### Problem statement:
Write out the listing, please, but only from its first line through the line containing "import plotly.graph_objects as go", exactly as given and without pictures.

== == ==

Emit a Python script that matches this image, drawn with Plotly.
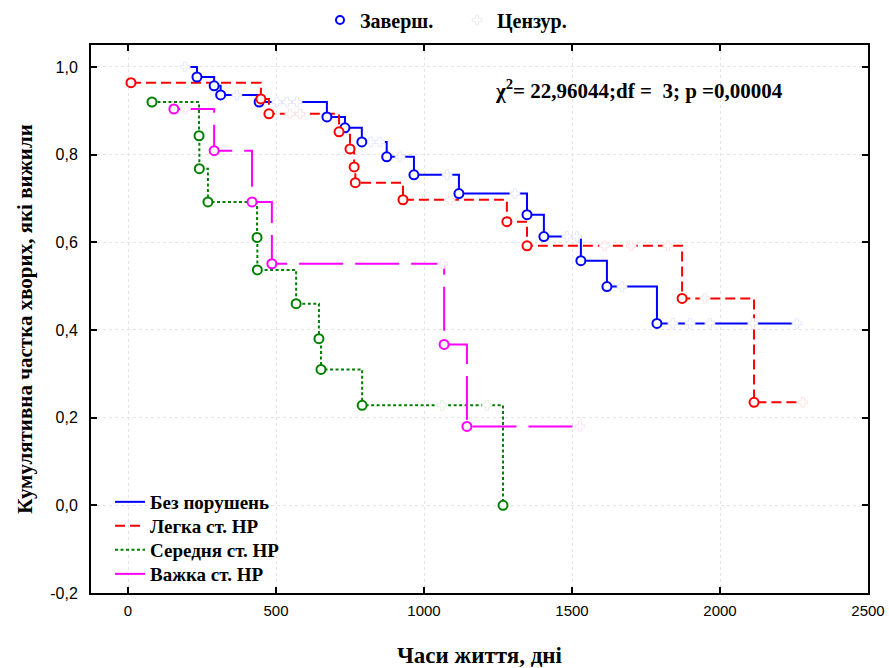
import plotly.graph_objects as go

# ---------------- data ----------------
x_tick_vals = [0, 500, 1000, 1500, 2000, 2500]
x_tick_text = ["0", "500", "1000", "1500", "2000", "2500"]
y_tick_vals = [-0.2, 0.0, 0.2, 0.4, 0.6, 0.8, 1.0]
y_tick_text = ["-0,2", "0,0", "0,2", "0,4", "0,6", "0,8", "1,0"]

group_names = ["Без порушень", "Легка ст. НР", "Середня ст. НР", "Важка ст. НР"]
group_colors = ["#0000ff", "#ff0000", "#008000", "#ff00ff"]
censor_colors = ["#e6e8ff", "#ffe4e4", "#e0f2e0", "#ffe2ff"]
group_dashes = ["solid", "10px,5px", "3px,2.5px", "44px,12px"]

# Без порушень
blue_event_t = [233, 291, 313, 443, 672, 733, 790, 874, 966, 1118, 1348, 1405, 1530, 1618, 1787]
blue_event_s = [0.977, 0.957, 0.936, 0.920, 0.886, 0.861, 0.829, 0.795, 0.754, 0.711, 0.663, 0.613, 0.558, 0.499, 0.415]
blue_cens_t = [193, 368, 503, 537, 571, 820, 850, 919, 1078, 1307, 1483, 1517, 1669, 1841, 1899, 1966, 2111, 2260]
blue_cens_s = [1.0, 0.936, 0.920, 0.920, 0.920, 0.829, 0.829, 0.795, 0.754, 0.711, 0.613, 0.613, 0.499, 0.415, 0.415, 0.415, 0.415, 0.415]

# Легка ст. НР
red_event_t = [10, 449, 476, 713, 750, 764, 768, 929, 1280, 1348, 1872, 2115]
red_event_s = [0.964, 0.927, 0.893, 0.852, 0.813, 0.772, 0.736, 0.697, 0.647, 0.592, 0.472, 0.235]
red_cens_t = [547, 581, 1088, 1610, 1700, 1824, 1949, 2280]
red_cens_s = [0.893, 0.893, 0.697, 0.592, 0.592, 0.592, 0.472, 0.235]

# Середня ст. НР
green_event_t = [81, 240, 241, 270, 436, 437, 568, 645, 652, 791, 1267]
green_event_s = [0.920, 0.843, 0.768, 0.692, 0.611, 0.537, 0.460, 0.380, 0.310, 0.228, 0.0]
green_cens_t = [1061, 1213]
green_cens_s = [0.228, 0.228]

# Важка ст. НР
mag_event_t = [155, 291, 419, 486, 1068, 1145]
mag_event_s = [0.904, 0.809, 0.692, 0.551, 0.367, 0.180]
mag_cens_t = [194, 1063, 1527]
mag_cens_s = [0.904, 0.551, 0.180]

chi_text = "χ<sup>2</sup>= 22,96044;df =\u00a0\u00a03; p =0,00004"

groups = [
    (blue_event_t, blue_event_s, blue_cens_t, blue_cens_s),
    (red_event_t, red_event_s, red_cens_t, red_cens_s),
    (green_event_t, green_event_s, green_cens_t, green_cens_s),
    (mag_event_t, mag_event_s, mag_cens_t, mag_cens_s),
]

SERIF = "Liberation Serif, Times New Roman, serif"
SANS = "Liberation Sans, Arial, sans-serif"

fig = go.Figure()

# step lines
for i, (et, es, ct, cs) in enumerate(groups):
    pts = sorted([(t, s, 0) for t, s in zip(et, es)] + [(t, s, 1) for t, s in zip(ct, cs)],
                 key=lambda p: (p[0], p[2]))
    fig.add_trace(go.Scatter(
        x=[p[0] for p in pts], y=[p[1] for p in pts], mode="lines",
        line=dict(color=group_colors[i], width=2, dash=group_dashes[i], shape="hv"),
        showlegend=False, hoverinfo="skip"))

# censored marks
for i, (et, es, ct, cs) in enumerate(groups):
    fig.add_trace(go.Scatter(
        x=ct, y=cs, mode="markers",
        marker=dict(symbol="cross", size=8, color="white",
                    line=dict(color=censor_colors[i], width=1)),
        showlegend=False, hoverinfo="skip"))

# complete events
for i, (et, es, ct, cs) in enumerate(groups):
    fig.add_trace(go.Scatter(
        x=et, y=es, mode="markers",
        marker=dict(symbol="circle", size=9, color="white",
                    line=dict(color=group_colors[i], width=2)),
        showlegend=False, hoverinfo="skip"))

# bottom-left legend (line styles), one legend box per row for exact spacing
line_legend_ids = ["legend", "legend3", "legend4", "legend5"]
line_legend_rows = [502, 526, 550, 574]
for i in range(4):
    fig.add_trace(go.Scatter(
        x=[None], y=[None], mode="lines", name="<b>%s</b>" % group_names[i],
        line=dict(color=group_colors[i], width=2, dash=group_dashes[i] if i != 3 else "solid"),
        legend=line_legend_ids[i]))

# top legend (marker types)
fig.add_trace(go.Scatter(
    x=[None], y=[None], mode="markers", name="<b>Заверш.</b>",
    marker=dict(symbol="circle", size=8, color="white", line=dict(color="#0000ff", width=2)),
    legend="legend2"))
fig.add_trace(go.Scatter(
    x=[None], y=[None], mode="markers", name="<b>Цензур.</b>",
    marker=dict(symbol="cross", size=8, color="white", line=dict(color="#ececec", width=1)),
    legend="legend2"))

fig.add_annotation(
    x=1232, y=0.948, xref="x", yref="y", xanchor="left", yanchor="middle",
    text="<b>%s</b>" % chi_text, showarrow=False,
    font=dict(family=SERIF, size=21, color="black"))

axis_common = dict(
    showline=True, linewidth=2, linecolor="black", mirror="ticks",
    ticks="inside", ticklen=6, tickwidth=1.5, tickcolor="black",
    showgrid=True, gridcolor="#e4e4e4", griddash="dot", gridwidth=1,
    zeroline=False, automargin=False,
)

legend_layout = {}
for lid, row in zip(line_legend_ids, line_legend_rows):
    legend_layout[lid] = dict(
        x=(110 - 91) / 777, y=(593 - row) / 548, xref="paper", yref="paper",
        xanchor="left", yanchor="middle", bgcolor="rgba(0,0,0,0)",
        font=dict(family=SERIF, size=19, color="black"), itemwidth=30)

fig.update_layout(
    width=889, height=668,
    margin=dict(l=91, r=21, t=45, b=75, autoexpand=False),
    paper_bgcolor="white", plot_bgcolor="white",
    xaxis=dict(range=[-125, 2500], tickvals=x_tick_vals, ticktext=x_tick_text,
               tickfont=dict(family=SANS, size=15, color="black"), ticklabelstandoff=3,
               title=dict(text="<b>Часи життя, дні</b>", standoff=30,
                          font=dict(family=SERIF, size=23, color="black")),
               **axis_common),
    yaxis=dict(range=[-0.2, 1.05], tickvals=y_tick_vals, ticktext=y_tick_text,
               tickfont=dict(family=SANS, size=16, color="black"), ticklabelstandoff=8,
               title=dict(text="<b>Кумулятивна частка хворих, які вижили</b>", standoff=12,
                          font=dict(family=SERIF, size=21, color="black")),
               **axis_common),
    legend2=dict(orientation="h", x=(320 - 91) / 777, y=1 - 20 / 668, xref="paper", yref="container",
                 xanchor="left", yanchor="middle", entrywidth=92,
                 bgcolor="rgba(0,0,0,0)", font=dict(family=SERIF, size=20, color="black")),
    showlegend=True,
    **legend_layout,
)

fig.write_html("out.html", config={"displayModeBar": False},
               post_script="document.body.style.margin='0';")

== == ==

### Answer to the task:
Emit a Python script that matches this image, drawn with Plotly.
import plotly.graph_objects as go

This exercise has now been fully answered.